◆ **Exercise requirements**
With the images removed, repeat the data below exactly.

◆ **Raw data**
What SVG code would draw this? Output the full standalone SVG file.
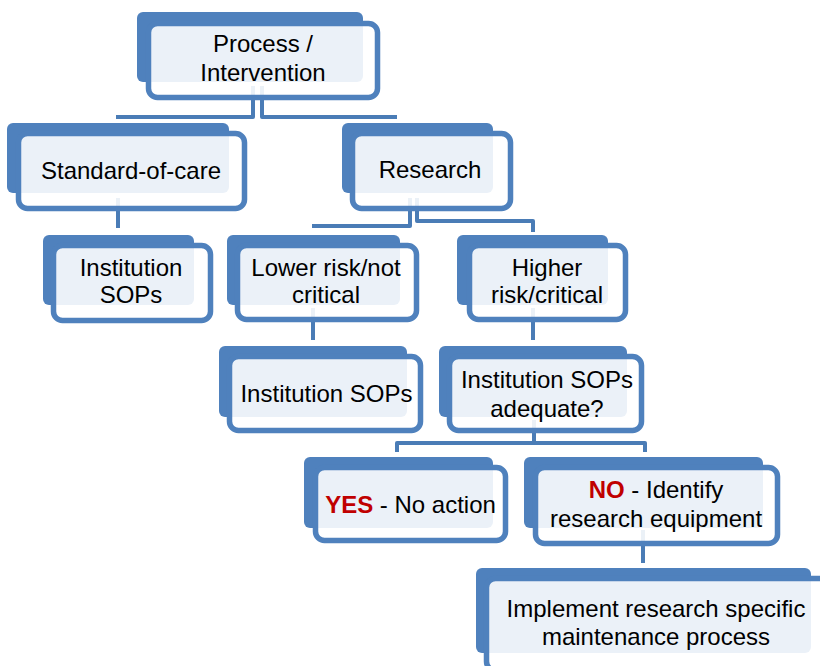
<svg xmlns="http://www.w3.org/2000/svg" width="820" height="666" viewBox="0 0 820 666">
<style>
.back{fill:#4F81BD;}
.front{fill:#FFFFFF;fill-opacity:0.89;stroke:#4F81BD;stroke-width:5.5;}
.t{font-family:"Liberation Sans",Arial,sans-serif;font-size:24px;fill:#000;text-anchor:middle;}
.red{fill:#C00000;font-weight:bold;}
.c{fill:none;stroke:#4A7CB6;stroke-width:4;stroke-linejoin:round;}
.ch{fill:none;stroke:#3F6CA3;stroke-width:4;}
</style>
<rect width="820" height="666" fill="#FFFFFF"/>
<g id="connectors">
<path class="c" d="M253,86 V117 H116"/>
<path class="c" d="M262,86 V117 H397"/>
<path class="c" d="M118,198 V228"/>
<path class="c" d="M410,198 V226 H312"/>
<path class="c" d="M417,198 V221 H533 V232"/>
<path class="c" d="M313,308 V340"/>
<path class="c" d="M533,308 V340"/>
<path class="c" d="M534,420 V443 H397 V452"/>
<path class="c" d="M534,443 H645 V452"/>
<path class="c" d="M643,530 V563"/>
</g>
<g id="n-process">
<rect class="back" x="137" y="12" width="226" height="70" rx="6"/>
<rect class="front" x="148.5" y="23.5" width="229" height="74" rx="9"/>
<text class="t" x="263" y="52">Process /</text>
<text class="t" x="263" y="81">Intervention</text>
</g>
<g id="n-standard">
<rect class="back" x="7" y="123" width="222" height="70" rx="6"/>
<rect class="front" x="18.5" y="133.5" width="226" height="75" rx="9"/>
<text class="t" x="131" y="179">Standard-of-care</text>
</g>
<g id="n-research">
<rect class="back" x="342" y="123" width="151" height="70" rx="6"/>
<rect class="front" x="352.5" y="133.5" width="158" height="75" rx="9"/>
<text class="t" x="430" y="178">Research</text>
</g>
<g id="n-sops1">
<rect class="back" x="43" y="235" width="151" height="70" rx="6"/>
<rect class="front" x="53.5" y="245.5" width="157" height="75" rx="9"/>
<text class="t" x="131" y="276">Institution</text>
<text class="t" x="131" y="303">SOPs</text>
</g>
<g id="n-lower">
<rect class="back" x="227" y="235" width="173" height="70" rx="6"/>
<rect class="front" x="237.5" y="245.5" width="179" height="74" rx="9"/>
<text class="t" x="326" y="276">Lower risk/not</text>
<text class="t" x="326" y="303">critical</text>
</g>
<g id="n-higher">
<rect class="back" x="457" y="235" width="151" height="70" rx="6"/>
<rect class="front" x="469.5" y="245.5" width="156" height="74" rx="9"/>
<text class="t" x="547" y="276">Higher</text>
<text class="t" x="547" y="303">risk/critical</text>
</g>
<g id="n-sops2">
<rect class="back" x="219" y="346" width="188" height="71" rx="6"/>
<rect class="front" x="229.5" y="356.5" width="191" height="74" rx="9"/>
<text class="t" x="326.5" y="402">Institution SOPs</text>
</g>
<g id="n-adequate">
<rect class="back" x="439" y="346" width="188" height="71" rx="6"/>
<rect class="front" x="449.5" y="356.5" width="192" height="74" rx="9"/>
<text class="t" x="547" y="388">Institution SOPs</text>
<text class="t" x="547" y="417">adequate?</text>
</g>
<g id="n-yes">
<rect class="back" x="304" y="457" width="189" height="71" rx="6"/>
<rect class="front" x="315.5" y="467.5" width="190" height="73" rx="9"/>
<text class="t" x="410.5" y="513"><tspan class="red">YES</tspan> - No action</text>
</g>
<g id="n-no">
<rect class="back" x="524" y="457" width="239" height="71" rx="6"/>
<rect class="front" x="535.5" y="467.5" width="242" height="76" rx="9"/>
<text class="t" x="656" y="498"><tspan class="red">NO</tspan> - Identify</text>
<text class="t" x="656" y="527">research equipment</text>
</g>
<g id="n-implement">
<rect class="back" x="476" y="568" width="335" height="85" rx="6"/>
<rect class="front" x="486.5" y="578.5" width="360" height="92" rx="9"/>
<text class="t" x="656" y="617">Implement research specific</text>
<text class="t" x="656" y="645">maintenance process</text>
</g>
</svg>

◆ **Full answer**
What SVG code would draw this? Output the full standalone SVG file.
<svg xmlns="http://www.w3.org/2000/svg" width="820" height="666" viewBox="0 0 820 666">
<style>
.back{fill:#4F81BD;}
.front{fill:#FFFFFF;fill-opacity:0.89;stroke:#4F81BD;stroke-width:5.5;}
.t{font-family:"Liberation Sans",Arial,sans-serif;font-size:24px;fill:#000;text-anchor:middle;}
.red{fill:#C00000;font-weight:bold;}
.c{fill:none;stroke:#4A7CB6;stroke-width:4;stroke-linejoin:round;}
.ch{fill:none;stroke:#3F6CA3;stroke-width:4;}
</style>
<rect width="820" height="666" fill="#FFFFFF"/>
<g id="connectors">
<path class="c" d="M253,86 V117 H116"/>
<path class="c" d="M262,86 V117 H397"/>
<path class="c" d="M118,198 V228"/>
<path class="c" d="M410,198 V226 H312"/>
<path class="c" d="M417,198 V221 H533 V232"/>
<path class="c" d="M313,308 V340"/>
<path class="c" d="M533,308 V340"/>
<path class="c" d="M534,420 V443 H397 V452"/>
<path class="c" d="M534,443 H645 V452"/>
<path class="c" d="M643,530 V563"/>
</g>
<g id="n-process">
<rect class="back" x="137" y="12" width="226" height="70" rx="6"/>
<rect class="front" x="148.5" y="23.5" width="229" height="74" rx="9"/>
<text class="t" x="263" y="52">Process /</text>
<text class="t" x="263" y="81">Intervention</text>
</g>
<g id="n-standard">
<rect class="back" x="7" y="123" width="222" height="70" rx="6"/>
<rect class="front" x="18.5" y="133.5" width="226" height="75" rx="9"/>
<text class="t" x="131" y="179">Standard-of-care</text>
</g>
<g id="n-research">
<rect class="back" x="342" y="123" width="151" height="70" rx="6"/>
<rect class="front" x="352.5" y="133.5" width="158" height="75" rx="9"/>
<text class="t" x="430" y="178">Research</text>
</g>
<g id="n-sops1">
<rect class="back" x="43" y="235" width="151" height="70" rx="6"/>
<rect class="front" x="53.5" y="245.5" width="157" height="75" rx="9"/>
<text class="t" x="131" y="276">Institution</text>
<text class="t" x="131" y="303">SOPs</text>
</g>
<g id="n-lower">
<rect class="back" x="227" y="235" width="173" height="70" rx="6"/>
<rect class="front" x="237.5" y="245.5" width="179" height="74" rx="9"/>
<text class="t" x="326" y="276">Lower risk/not</text>
<text class="t" x="326" y="303">critical</text>
</g>
<g id="n-higher">
<rect class="back" x="457" y="235" width="151" height="70" rx="6"/>
<rect class="front" x="469.5" y="245.5" width="156" height="74" rx="9"/>
<text class="t" x="547" y="276">Higher</text>
<text class="t" x="547" y="303">risk/critical</text>
</g>
<g id="n-sops2">
<rect class="back" x="219" y="346" width="188" height="71" rx="6"/>
<rect class="front" x="229.5" y="356.5" width="191" height="74" rx="9"/>
<text class="t" x="326.5" y="402">Institution SOPs</text>
</g>
<g id="n-adequate">
<rect class="back" x="439" y="346" width="188" height="71" rx="6"/>
<rect class="front" x="449.5" y="356.5" width="192" height="74" rx="9"/>
<text class="t" x="547" y="388">Institution SOPs</text>
<text class="t" x="547" y="417">adequate?</text>
</g>
<g id="n-yes">
<rect class="back" x="304" y="457" width="189" height="71" rx="6"/>
<rect class="front" x="315.5" y="467.5" width="190" height="73" rx="9"/>
<text class="t" x="410.5" y="513"><tspan class="red">YES</tspan> - No action</text>
</g>
<g id="n-no">
<rect class="back" x="524" y="457" width="239" height="71" rx="6"/>
<rect class="front" x="535.5" y="467.5" width="242" height="76" rx="9"/>
<text class="t" x="656" y="498"><tspan class="red">NO</tspan> - Identify</text>
<text class="t" x="656" y="527">research equipment</text>
</g>
<g id="n-implement">
<rect class="back" x="476" y="568" width="335" height="85" rx="6"/>
<rect class="front" x="486.5" y="578.5" width="360" height="92" rx="9"/>
<text class="t" x="656" y="617">Implement research specific</text>
<text class="t" x="656" y="645">maintenance process</text>
</g>
</svg>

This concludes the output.